Charley3, you're a piece of work. I mean that as a compliment.
I was, twice, very satisfied with the Pirelli Scorpion AT that I used to use on my XJ and again on my WJ. Sadly, no longer offered.
Now, thanks to you, I'm looking at the Cooper AT/3 and thinking, they look vaguely familiar. Their tread pattern reminds me of the Scorps. I realize tread pattern isn't the only variable conducive to a tire's abilities/attributes, but I couldn't shake the coincidences in those respects.
I haven't read every page here, but has the long term use of the AT/3 been discussed?
Is there a time, mileage-wise, when the performance just falls off?
As far as I know, no one has owned them long enough to judge long term. They are relatively new.
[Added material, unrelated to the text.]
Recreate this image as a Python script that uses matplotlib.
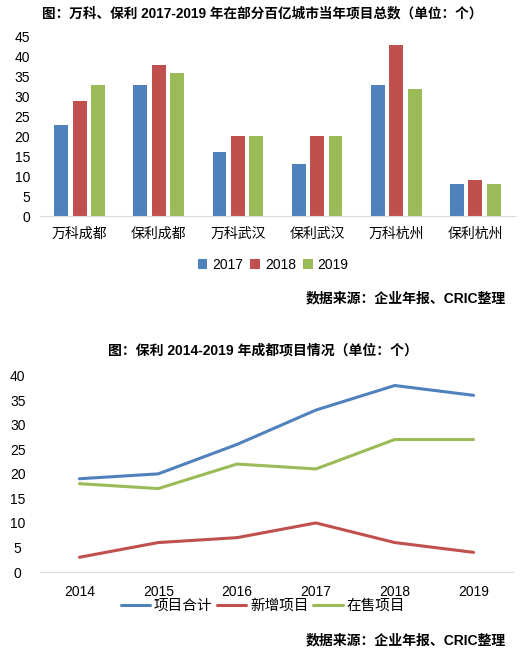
import matplotlib
matplotlib.use("Agg")
import matplotlib.pyplot as plt
import numpy as np

plt.rcParams['font.family'] = ['Liberation Sans', 'Noto Sans CJK SC', 'DejaVu Sans']

# ---- data: bar chart ----
cities = ['万科成都', '保利成都', '万科武汉', '保利武汉', '万科杭州', '保利杭州']
years_bar = ['2017', '2018', '2019']
v2017 = [23, 33, 16, 13, 33, 8]
v2018 = [29, 38, 20, 20, 43, 9]
v2019 = [33, 36, 20, 20, 32, 8]
bar_yticks = [0, 5, 10, 15, 20, 25, 30, 35, 40, 45]

# ---- data: line chart ----
years_line = ['2014', '2015', '2016', '2017', '2018', '2019']
total = [19, 20, 26, 33, 38, 36]
new_proj = [3, 6, 7, 10, 6, 4]
on_sale = [18, 17, 22, 21, 27, 27]
line_names = ['项目合计', '新增项目', '在售项目']
line_yticks = [0, 5, 10, 15, 20, 25, 30, 35, 40]

colors = ['#4F81BD', '#C0504D', '#9BBB59']
W, H = 523, 653
fig = plt.figure(figsize=(W / 100, H / 100), dpi=100)

def fx(px):
    return px / W

def fy(py):
    return 1 - py / H

# ---- top chart ----
ax1 = fig.add_axes([fx(40), fy(216), fx(515 - 40), (216 - 37) / H])
x = np.arange(len(cities))
bw = 0.175
off = 0.232
for i, (vals, c, lab) in enumerate(zip([v2017, v2018, v2019], colors, years_bar)):
    ax1.bar(x + (i - 1) * off, vals, width=bw, color=c, label=lab)
ax1.set_xlim(-0.5, len(cities) - 0.5)
ax1.set_ylim(0, 45)
ax1.set_yticks(bar_yticks)
ax1.set_xticks(x)
ax1.set_xticklabels(cities, fontsize=10)
for s in ['top', 'right', 'left']:
    ax1.spines[s].set_visible(False)
ax1.spines['bottom'].set_color('#D9D9D9')
ax1.tick_params(axis='both', length=0, labelsize=10)
ax1.tick_params(axis='x', pad=8)
ax1.tick_params(axis='y', pad=7)
fig.text(fx(262), fy(13), '图：万科、保利 2017-2019 年在部分百亿城市当年项目总数（单位：个）',
         ha='center', va='center', fontsize=9.8, fontweight='bold')
fig.legend(*ax1.get_legend_handles_labels(), loc='center', bbox_to_anchor=(fx(273), fy(265)),
           ncol=3, frameon=False, fontsize=10, handlelength=0.7, handleheight=0.7,
           handletextpad=0.35, columnspacing=0.5)
fig.text(fx(506), fy(298), '数据来源：企业年报、CRIC整理', ha='right', va='center',
         fontsize=10, fontweight='bold')

# ---- bottom chart ----
ax2 = fig.add_axes([fx(40), fy(572), fx(513 - 40), (572 - 375.7) / H])
xl = np.arange(len(years_line))
for vals, c, lab in zip([total, new_proj, on_sale], colors, line_names):
    ax2.plot(xl, vals, color=c, lw=2.2, label=lab, solid_capstyle='round')
ax2.set_xlim(-0.5, len(years_line) - 0.5)
ax2.set_ylim(0, 40)
ax2.set_yticks(line_yticks)
ax2.set_xticks(xl)
ax2.set_xticklabels(years_line, fontsize=10)
for s in ['top', 'right', 'left']:
    ax2.spines[s].set_visible(False)
ax2.spines['bottom'].set_color('#D9D9D9')
ax2.tick_params(axis='both', length=0, labelsize=10)
ax2.tick_params(axis='x', pad=9)
ax2.tick_params(axis='y', pad=16)
for lbl in ax2.get_yticklabels():
    lbl.set_horizontalalignment('center')
fig.text(fx(263), fy(350), '图：保利 2014-2019 年成都项目情况（单位：个）',
         ha='center', va='center', fontsize=10, fontweight='bold')
fig.legend(*ax2.get_legend_handles_labels(), loc='center', bbox_to_anchor=(fx(263), fy(606)),
           ncol=3, frameon=False, fontsize=10.5, handlelength=2.0,
           handletextpad=0.3, columnspacing=0.3)
fig.text(fx(506), fy(640), '数据来源：企业年报、CRIC整理', ha='right', va='center',
         fontsize=10, fontweight='bold')

fig.savefig('out.png', dpi=100)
All I can say is that Cooper talks about a few design features (including deep sipes) that allegedly keep the tire performing well for its life. Also, it has a 55,000 miles warranty, which is better than most brands of AT.
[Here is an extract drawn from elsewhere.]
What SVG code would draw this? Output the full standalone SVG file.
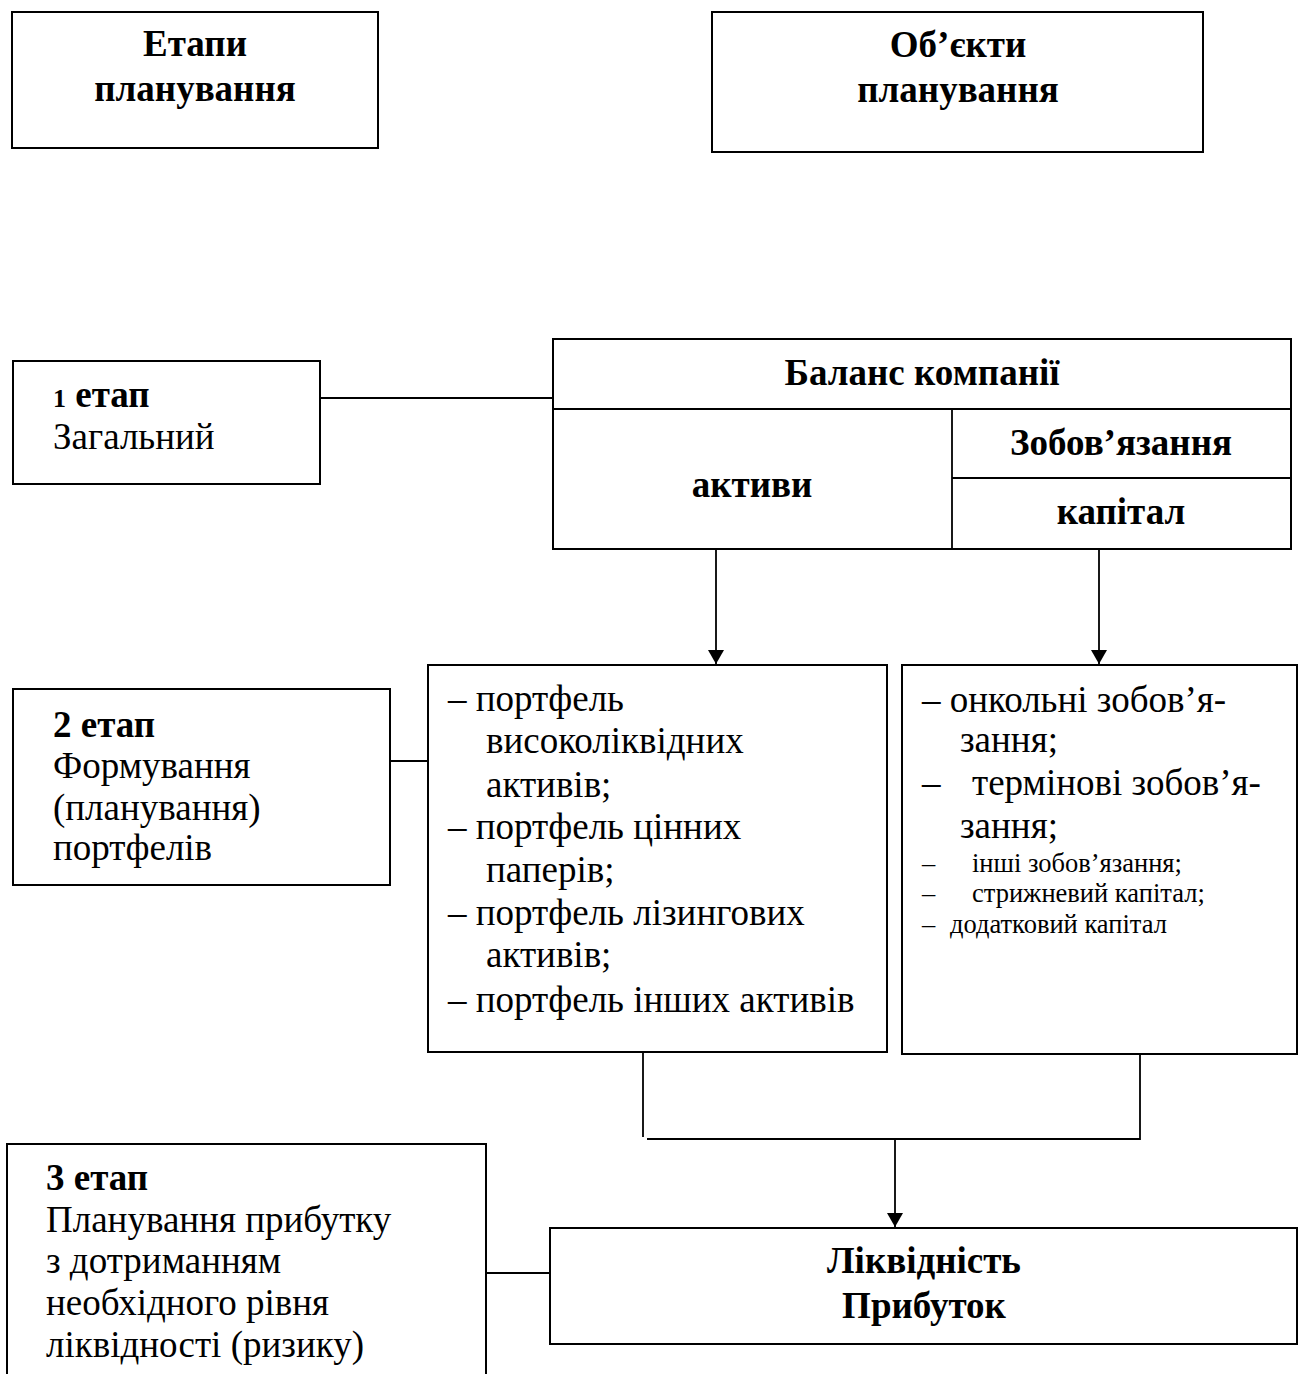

By contrast, BFG AT sipes are very deep IME, and BFG AT has a dual tread compound with the half of tread closest to carcass being harder rubber (to stabilize tread blocks and to increase wear) and the half of tread farther from carcass being soft for traction. This gives both good traction and handling when tire has less than 25K to 30K miles, but after that the soft grippy rubber is worn off, and only hard slick rubber is left. This is why BFG AT perform so good when low miles, and so lousy when mid to high miles. Years ago this was the best design because it offered stabil tread and good grip when tiresow miles. Years ago, that was as good as it got.
However, new, modern designs of tires have new, better ways to have stabil tread blocks for stabil cornering and also have good traction. This allows performance to last longer, through most of tire's life. This also allows deeper sipes that last most of tire's life. This describes all the new generation ATs I recommended.
Also, all the currently best, new gen ATs have 5 rows of tread blocks, except for Goodyear Silent Armor, which I think has 6. More rows offers a few benefits. More edges for traction on wet pavement, ice, and packed snow, and more voids to reduce hydroplaning. Also, better lateral traction on all surfaces. Lateral traction is the most important thing for steering and safety. Also, the new tread designs don't have interlocking tread because interlocking tread clogs easily with snow and mud. For example, BFG AT has interlocking tread.
Interlocking tread was one of the ways old school ATs stabized treadblocks. The new ATs have better ways of stabizing treadblocks. The new ATs have paired treadblocks, which are tied together by a rubber common base. Paired treadblocks stabilizes tread for cornering, and it allows some self cleaning to clear snow and mud somewhat because its possible to have larger voids (and still have stabil tread for good handling/cornering).